Shot entirely in first person through the use of mobile GoPro cameras, Henry tells the tale of a mute amnesiac cyborg on a quest to rescue his wife. His foe is the dastardly Akon, a villainous Russian hellbent on building an army of super-soldiers. The story is little more than a framing device to get Henry from one action sequence to the next, occasionally interrupted by a trip to a brothel. The entire experience plays like a 13-year old boy’s violently erotic daydream.
For the most part, the action is hard to follow. If you’ve ever complained about “shaky-cam” in post-Bourne action cinema, Hardcore Henry is your nightmare committed to film. Every punch, roll, and kick is accurately represented in first person to create a hodgepodge of whirling blood and flesh. The low resolution of the GoPro cameras and relative low budget CG effects only highlight the janky nature of it all. Basic visual appeal like “cinematography” and “shot framing” have gone out the window with this filming style, and little is done to compensate.
Fortunately, one actor stands out in the shallow talent pool. Sharlto Copley (District 9, The A-Team, Elysium) has quickly emerged as one of his generation’s most versatile character actors, and Hardcore Henry takes full advantage. As the mysterious Jimmy, Sharlto appears as everything from a disgruntled cop to a coke fiend to a WW2 general. Each character is more delightfully outlandish than the last. Do any of them play a vital role to the plot? Not in the slightest. But Copley gives the film a human face sorely needed in a narrative shot from the hero’s perspective.

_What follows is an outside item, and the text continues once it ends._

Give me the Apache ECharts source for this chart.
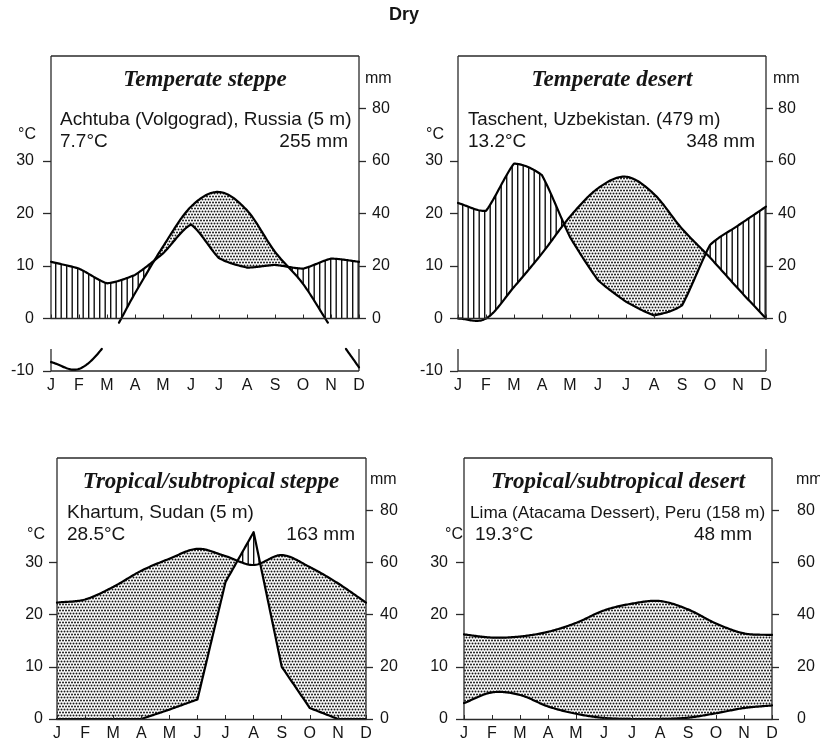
<!DOCTYPE html>
<html>
<head>
<meta charset="utf-8">
<script src="https://cdn.jsdelivr.net/npm/echarts@6/dist/echarts.min.js"></script>
<style>html,body{margin:0;padding:0;background:#fff}#chart{width:820px;height:748px}</style>
</head>
<body>
<div id="chart"></div>
<script>
// ---------------- DATA ----------------
const MONTHS = ['J','F','M','A','M','J','J','A','S','O','N','D'];
const TEMP_TICKS_TOP = [-10, 0, 10, 20, 30];
const TEMP_TICKS_BOTTOM = [0, 10, 20, 30];
const PREC_TICKS = [0, 20, 40, 60, 80];

// Temperate steppe – Achtuba (°C, mm)
const achtubaTemp = [-8.3, -9.6, -4.5, 4.8, 13.7, 21.3, 24.1, 20.6, 12.7, 6.6, -1.7, -9.3];
const achtubaPrec = [21.6, 19.0, 13.4, 16.6, 24.8, 35.8, 23.0, 19.4, 20.4, 19.0, 22.8, 21.6];
// Temperate desert – Taschent
const taschentTemp = [0, 0, 6.0, 12.4, 19.4, 24.8, 27.0, 23.7, 17.1, 11.6, 5.7, 0];
const taschentPrec = [44, 41, 59, 54.6, 31, 14.6, 6.4, 1.2, 5, 28, 35.4, 42.6];
// Tropical/subtropical steppe – Khartum
const khartumTemp = [22.3, 22.9, 25.3, 28.4, 30.7, 32.6, 31.2, 29.5, 31.4, 29.1, 26.0, 22.3];
const khartumPrec = [0, 0, 0, 0, 3.6, 7.5, 52.5, 71.6, 20, 4.2, 0, 0];
// Tropical/subtropical desert – Lima
const limaTemp = [16.2, 15.6, 15.8, 16.7, 18.4, 20.8, 22.1, 22.6, 21.0, 18.3, 16.4, 16.1];
const limaPrec = [6.1, 10.2, 9.2, 4.8, 2.0, 0.4, 0, 0, 0.5, 2.2, 4.2, 5.2];

const TITLES = ['Temperate steppe', 'Temperate desert', 'Tropical/subtropical steppe', 'Tropical/subtropical desert'];
const STATIONS = ['Achtuba (Volgograd), Russia (5 m)', 'Taschent, Uzbekistan. (479 m)', 'Khartum, Sudan (5 m)', 'Lima (Atacama Dessert), Peru (158 m)'];
const MEAN_TEMP = ['7.7°C', '13.2°C', '28.5°C', '19.3°C'];
const ANNUAL_PREC = ['255 mm', '348 mm', '163 mm', '48 mm'];

// ---------------- LAYOUT / STYLE ----------------
const MM_PER_DEG = 2;            // Walter–Lieth: 10 °C = 20 mm
const FRAME_TOP = 50;            // °C at top of frame
const LABEL_BAND = [-5.8, -0.8]; // month-label band (°C) left blank
const TEMP_TENSION = 1;
const STEPS = 24;
const SANS = '"Liberation Sans", Arial, sans-serif';
const SERIF = '"Liberation Serif", "Times New Roman", serif';
const INK = '#151515';

const PANELS = [
  {temp: achtubaTemp, prec: achtubaPrec, precTension: 0.45, left: 51, top: 56, width: 308, height: 315, yMin: -10, lm: 17, rm: 13, stationSize: 19,
   title: [205, 80], station: [60, 120], tmean: [60, 142], pmean: [348, 142], degC: [27, 135], mm: [365, 79]},
  {temp: taschentTemp, prec: taschentPrec, precTension: 0.35, left: 458, top: 56, width: 308, height: 315, yMin: -10, lm: 15, rm: 12, stationSize: 18.7,
   title: [612, 80], station: [468, 120], tmean: [468, 142], pmean: [755, 142], degC: [435, 135], mm: [773, 79]},
  {temp: khartumTemp, prec: khartumPrec, precTension: 0, left: 57, top: 458, width: 309, height: 261, yMin: 0, lm: 14, rm: 14, stationSize: 19,
   title: [211, 482], station: [67, 513], tmean: [67, 535], pmean: [355, 535], degC: [36, 535], mm: [370, 480]},
  {temp: limaTemp, prec: limaPrec, precTension: 1, left: 464, top: 458, width: 308, height: 261, yMin: 0, lm: 16, rm: 25, stationSize: 17.2,
   title: [618, 482], station: [470, 513], tmean: [475, 535], pmean: [752, 535], degC: [454, 535], mm: [796, 480]}
];

// ---------------- PATTERNS ----------------
function makeHatch() {
  const c = document.createElement('canvas'); c.width = 11; c.height = 4;
  const g = c.getContext('2d');
  g.fillStyle = '#fff'; g.fillRect(0, 0, 11, 4);
  g.fillStyle = '#111'; g.fillRect(0, 0, 1.4, 4); g.fillRect(5.5, 0, 1.4, 4);
  return c;
}
function makeDots() {
  const c = document.createElement('canvas'); c.width = 6; c.height = 6;
  const g = c.getContext('2d');
  g.fillStyle = '#fff'; g.fillRect(0, 0, 6, 6);
  g.fillStyle = '#1a1a1a';
  [[1.5, 1.5], [4.5, 1.5], [0, 4.5], [3, 4.5], [6, 4.5]].forEach(p => {
    g.beginPath(); g.arc(p[0], p[1], 1.0, 0, Math.PI * 2); g.fill();
  });
  return c;
}
const HATCH = {image: makeHatch(), repeat: 'repeat'};
const DOTS = {image: makeDots(), repeat: 'repeat'};

// ---------------- CURVES ----------------
// blend between straight segments (tension 0) and a Catmull-Rom curve (tension 1)
function spline(vals, tension) {
  const n = vals.length, pts = [];
  const tan = i => {
    if (i === 0) return vals[1] - vals[0];
    if (i === n - 1) return vals[n - 1] - vals[n - 2];
    return (vals[i + 1] - vals[i - 1]) / 2;
  };
  for (let i = 0; i < n - 1; i++) {
    const p0 = vals[i], p1 = vals[i + 1], m0 = tan(i), m1 = tan(i + 1);
    for (let s = 0; s < STEPS; s++) {
      const t = s / STEPS, t2 = t * t, t3 = t2 * t;
      const cr = (2 * t3 - 3 * t2 + 1) * p0 + (t3 - 2 * t2 + t) * m0 + (-2 * t3 + 3 * t2) * p1 + (t3 - t2) * m1;
      const lin = p0 + (p1 - p0) * t;
      pts.push([i + t, lin + tension * (cr - lin)]);
    }
  }
  pts.push([n - 1, vals[n - 1]]);
  return pts;
}
function precCurve(panel) {
  return spline(panel.prec, panel.precTension).map(p => [p[0], Math.max(0, p[1])]);
}

function splitOutsideBand(pts, lo, hi) {
  const inBand = v => v > lo && v < hi;
  const out = []; let cur = [];
  for (let k = 0; k < pts.length; k++) {
    const p = pts[k];
    if (k > 0) {
      const q = pts[k - 1];
      const a = inBand(q[1]), b = inBand(p[1]);
      if (a !== b) {
        const ref = a ? p[1] : q[1];
        const bound = ref >= hi ? hi : lo;
        const f = (bound - q[1]) / (p[1] - q[1]);
        const c = [q[0] + (p[0] - q[0]) * f, bound];
        if (!a) { cur.push(c); if (cur.length > 1) out.push(cur); cur = []; }
        else { cur = [c]; }
      }
    }
    if (!inBand(p[1])) cur.push(p);
  }
  if (cur.length > 1) out.push(cur);
  return out;
}

// ---------------- RENDERERS ----------------
function fillRenderer(panel) {
  return function (params, api) {
    if (params.dataIndex !== 0) return null;
    const T = spline(panel.temp, TEMP_TENSION);
    const P = precCurve(panel).map(p => [p[0], p[1] / MM_PER_DEG]);
    const children = [];
    let run = null;
    const flush = () => {
      if (run && run.upper.length > 1) {
        const pts = run.upper.concat(run.lower.slice().reverse()).map(p => api.coord(p));
        children.push({type: 'polygon', shape: {points: pts}, style: {fill: run.wet ? HATCH : DOTS, stroke: null}});
      }
      run = null;
    };
    let prevD = null;
    for (let k = 0; k < T.length; k++) {
      const x = T[k][0], t = T[k][1], p = P[k][1];
      const d = t - p;
      const wet = !(d > 0);
      if (k > 0 && (prevD > 0) !== (d > 0)) {
        const f = prevD / (prevD - d);
        const xc = T[k - 1][0] + (x - T[k - 1][0]) * f;
        const vc = Math.max(0, P[k - 1][1] + (p - P[k - 1][1]) * f);
        run.upper.push([xc, vc]); run.lower.push([xc, vc]);
        flush();
        run = {wet: wet, upper: [[xc, vc]], lower: [[xc, vc]]};
      }
      if (!run) run = {wet: wet, upper: [], lower: []};
      if (wet) { run.upper.push([x, p]); run.lower.push([x, Math.max(t, 0)]); }
      else { run.upper.push([x, t]); run.lower.push([x, p]); }
      prevD = d;
    }
    flush();
    return {type: 'group', children: children};
  };
}

function lineRenderer(getPts, band) {
  return function (params, api) {
    if (params.dataIndex !== 0) return null;
    const pts = getPts();
    const segs = band ? splitOutsideBand(pts, band[0], band[1]) : [pts];
    return {
      type: 'group',
      children: segs.map(s => ({
        type: 'polyline',
        shape: {points: s.map(p => api.coord(p))},
        style: {stroke: '#000', lineWidth: 2.2, fill: null, lineJoin: 'round', lineCap: 'round'}
      }))
    };
  };
}

function frameRenderer(panel) {
  return function (params, api) {
    if (params.dataIndex !== 0) return null;
    const segs = [
      [[0, FRAME_TOP], [11, FRAME_TOP]],
      [[0, FRAME_TOP], [0, 0]],
      [[11, FRAME_TOP], [11, 0]]
    ];
    if (panel.yMin < 0) {
      segs.push([[0, LABEL_BAND[0]], [0, panel.yMin]]);
      segs.push([[11, LABEL_BAND[0]], [11, panel.yMin]]);
      segs.push([[0, panel.yMin], [11, panel.yMin]]);
    }
    return {
      type: 'group',
      children: segs.map(s => ({
        type: 'polyline',
        shape: {points: s.map(p => api.coord(p))},
        style: {stroke: '#2a2a2a', lineWidth: 1.3, fill: null}
      }))
    };
  };
}

// ---------------- OPTION ----------------
const grid = [], xAxis = [], yAxis = [], series = [], graphic = [];
const axisText = {fontFamily: SANS, fontSize: 16, color: INK};

PANELS.forEach((pn, i) => {
  grid.push({left: pn.left, top: pn.top, width: pn.width, height: pn.height, containLabel: false, outerBoundsMode: 'none'});
  xAxis.push({
    type: 'value', gridIndex: i, min: 0, max: 11, interval: 1, z: 5,
    axisLine: {show: true, onZero: true, lineStyle: {color: '#2a2a2a', width: 1.3}},
    axisTick: {show: true, inside: true, length: 4, lineStyle: {color: '#2a2a2a', width: 1}},
    axisLabel: Object.assign({formatter: v => MONTHS[v], margin: 7}, axisText),
    splitLine: {show: false}
  });
  const tTicks = pn.yMin < 0 ? TEMP_TICKS_TOP : TEMP_TICKS_BOTTOM;
  yAxis.push({
    type: 'value', gridIndex: i, position: 'left', min: pn.yMin, max: FRAME_TOP, interval: 10, z: 5,
    axisLine: {show: false, onZero: false},
    axisTick: {show: true, length: 8, customValues: tTicks, lineStyle: {color: '#2a2a2a', width: 1.3}},
    axisLabel: Object.assign({customValues: tTicks, margin: pn.lm, verticalAlign: 'middle'}, axisText),
    splitLine: {show: false}
  });
  yAxis.push({
    type: 'value', gridIndex: i, position: 'right', min: pn.yMin * MM_PER_DEG, max: FRAME_TOP * MM_PER_DEG, interval: 20, z: 5,
    axisLine: {show: false, onZero: false},
    axisTick: {show: true, length: 7, customValues: PREC_TICKS, lineStyle: {color: '#2a2a2a', width: 1.3}},
    axisLabel: Object.assign({customValues: PREC_TICKS, margin: pn.rm, verticalAlign: 'middle'}, axisText),
    splitLine: {show: false}
  });
  const tempData = pn.temp.map((v, k) => [k, v]);
  const precData = pn.prec.map((v, k) => [k, v]);
  series.push({
    type: 'custom', name: 'fill' + i, xAxisIndex: i, yAxisIndex: 2 * i, z: 2, clip: false, silent: true,
    data: tempData, renderItem: fillRenderer(pn)
  });
  series.push({
    type: 'custom', name: 'frame' + i, xAxisIndex: i, yAxisIndex: 2 * i, z: 3, clip: false, silent: true,
    data: [[0, FRAME_TOP]], renderItem: frameRenderer(pn)
  });
  series.push({
    type: 'custom', name: 'Temperature', xAxisIndex: i, yAxisIndex: 2 * i, z: 4, clip: false,
    data: tempData, renderItem: lineRenderer(() => spline(pn.temp, TEMP_TENSION), pn.yMin < 0 ? LABEL_BAND : null)
  });
  series.push({
    type: 'custom', name: 'Precipitation', xAxisIndex: i, yAxisIndex: 2 * i + 1, z: 4, clip: false,
    data: precData, renderItem: lineRenderer(() => precCurve(pn), null)
  });

  const txt = (pos, text, font, align) => ({
    type: 'text', x: pos[0], y: pos[1], z: 10, silent: true,
    style: {text: text, font: font, fill: INK, align: align, textAlign: align, verticalAlign: 'middle', textVerticalAlign: 'middle'}
  });
  graphic.push(txt(pn.title, TITLES[i], 'italic bold 23px ' + SERIF, 'center'));
  graphic.push(txt(pn.station, STATIONS[i], pn.stationSize + 'px ' + SANS, 'left'));
  graphic.push(txt(pn.tmean, MEAN_TEMP[i], '19px ' + SANS, 'left'));
  graphic.push(txt(pn.pmean, ANNUAL_PREC[i], '19px ' + SANS, 'right'));
  graphic.push(txt(pn.degC, '°C', '16px ' + SANS, 'center'));
  graphic.push(txt(pn.mm, 'mm', '16px ' + SANS, 'left'));
});

graphic.push({
  type: 'text', x: 404, y: 15, z: 10,
  style: {text: 'Dry', font: 'bold 18px ' + SANS, fill: INK, align: 'center', textAlign: 'center', verticalAlign: 'middle', textVerticalAlign: 'middle'}
});

const chart = echarts.init(document.getElementById('chart'), null, {renderer: 'canvas'});
chart.setOption({
  animation: false,
  backgroundColor: '#fff',
  grid: grid, xAxis: xAxis, yAxis: yAxis, series: series, graphic: graphic
});
</script>
</body>
</html>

Hardcore Henry is a rollercoaster ride, but not one at Universal Studios or Disney World; no, this the coaster that comes to town at the yearly carnival, held together by haphazard welding and copious duct tape. There’s no doubt Hardcore Henry is a bad film. Yet it is one whose existence is not unwelcome – a fascinating novelty, only worth the time for those with a burning curiosity.